%%

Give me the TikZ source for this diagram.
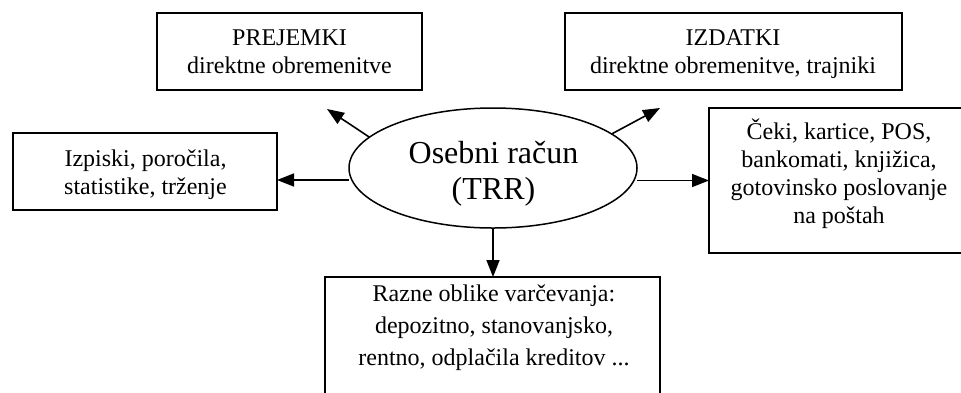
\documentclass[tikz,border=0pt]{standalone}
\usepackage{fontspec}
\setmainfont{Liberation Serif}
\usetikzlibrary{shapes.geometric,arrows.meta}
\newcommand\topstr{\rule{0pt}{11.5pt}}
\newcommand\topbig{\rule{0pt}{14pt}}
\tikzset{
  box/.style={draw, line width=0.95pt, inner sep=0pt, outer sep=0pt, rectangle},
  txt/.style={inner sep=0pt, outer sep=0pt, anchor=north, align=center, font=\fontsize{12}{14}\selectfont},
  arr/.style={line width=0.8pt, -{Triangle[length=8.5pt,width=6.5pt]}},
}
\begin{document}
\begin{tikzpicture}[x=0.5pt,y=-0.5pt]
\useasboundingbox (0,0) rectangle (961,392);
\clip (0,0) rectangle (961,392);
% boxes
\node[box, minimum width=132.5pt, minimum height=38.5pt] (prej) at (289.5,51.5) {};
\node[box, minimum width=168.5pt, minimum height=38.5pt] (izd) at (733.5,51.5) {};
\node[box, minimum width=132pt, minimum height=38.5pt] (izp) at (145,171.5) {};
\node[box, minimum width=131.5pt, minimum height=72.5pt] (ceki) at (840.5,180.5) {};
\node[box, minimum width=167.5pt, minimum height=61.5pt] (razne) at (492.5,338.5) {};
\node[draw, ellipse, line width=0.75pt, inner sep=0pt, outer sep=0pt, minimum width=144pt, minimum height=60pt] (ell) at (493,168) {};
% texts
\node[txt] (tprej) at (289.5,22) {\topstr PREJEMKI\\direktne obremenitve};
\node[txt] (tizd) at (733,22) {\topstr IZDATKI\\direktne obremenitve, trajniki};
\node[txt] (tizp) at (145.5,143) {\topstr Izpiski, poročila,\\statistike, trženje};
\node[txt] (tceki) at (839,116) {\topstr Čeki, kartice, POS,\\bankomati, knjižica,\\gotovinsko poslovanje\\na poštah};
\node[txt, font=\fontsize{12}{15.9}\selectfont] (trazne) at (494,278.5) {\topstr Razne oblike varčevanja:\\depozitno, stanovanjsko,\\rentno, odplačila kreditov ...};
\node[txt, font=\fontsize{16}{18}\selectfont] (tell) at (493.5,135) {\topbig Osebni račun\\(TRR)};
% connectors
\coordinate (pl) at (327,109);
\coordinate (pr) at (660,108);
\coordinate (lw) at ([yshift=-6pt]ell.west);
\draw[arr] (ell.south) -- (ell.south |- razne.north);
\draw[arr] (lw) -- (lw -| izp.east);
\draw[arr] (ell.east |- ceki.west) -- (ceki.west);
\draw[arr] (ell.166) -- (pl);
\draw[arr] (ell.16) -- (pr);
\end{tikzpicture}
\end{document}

%%

● TO BE DONE
Repeat the full listing above exactly, with no pictures in the copy.

● FULL OUTPUT
Give me the TikZ source for this diagram.
\documentclass[tikz,border=0pt]{standalone}
\usepackage{fontspec}
\setmainfont{Liberation Serif}
\usetikzlibrary{shapes.geometric,arrows.meta}
\newcommand\topstr{\rule{0pt}{11.5pt}}
\newcommand\topbig{\rule{0pt}{14pt}}
\tikzset{
  box/.style={draw, line width=0.95pt, inner sep=0pt, outer sep=0pt, rectangle},
  txt/.style={inner sep=0pt, outer sep=0pt, anchor=north, align=center, font=\fontsize{12}{14}\selectfont},
  arr/.style={line width=0.8pt, -{Triangle[length=8.5pt,width=6.5pt]}},
}
\begin{document}
\begin{tikzpicture}[x=0.5pt,y=-0.5pt]
\useasboundingbox (0,0) rectangle (961,392);
\clip (0,0) rectangle (961,392);
% boxes
\node[box, minimum width=132.5pt, minimum height=38.5pt] (prej) at (289.5,51.5) {};
\node[box, minimum width=168.5pt, minimum height=38.5pt] (izd) at (733.5,51.5) {};
\node[box, minimum width=132pt, minimum height=38.5pt] (izp) at (145,171.5) {};
\node[box, minimum width=131.5pt, minimum height=72.5pt] (ceki) at (840.5,180.5) {};
\node[box, minimum width=167.5pt, minimum height=61.5pt] (razne) at (492.5,338.5) {};
\node[draw, ellipse, line width=0.75pt, inner sep=0pt, outer sep=0pt, minimum width=144pt, minimum height=60pt] (ell) at (493,168) {};
% texts
\node[txt] (tprej) at (289.5,22) {\topstr PREJEMKI\\direktne obremenitve};
\node[txt] (tizd) at (733,22) {\topstr IZDATKI\\direktne obremenitve, trajniki};
\node[txt] (tizp) at (145.5,143) {\topstr Izpiski, poročila,\\statistike, trženje};
\node[txt] (tceki) at (839,116) {\topstr Čeki, kartice, POS,\\bankomati, knjižica,\\gotovinsko poslovanje\\na poštah};
\node[txt, font=\fontsize{12}{15.9}\selectfont] (trazne) at (494,278.5) {\topstr Razne oblike varčevanja:\\depozitno, stanovanjsko,\\rentno, odplačila kreditov ...};
\node[txt, font=\fontsize{16}{18}\selectfont] (tell) at (493.5,135) {\topbig Osebni račun\\(TRR)};
% connectors
\coordinate (pl) at (327,109);
\coordinate (pr) at (660,108);
\coordinate (lw) at ([yshift=-6pt]ell.west);
\draw[arr] (ell.south) -- (ell.south |- razne.north);
\draw[arr] (lw) -- (lw -| izp.east);
\draw[arr] (ell.east |- ceki.west) -- (ceki.west);
\draw[arr] (ell.166) -- (pl);
\draw[arr] (ell.16) -- (pr);
\end{tikzpicture}
\end{document}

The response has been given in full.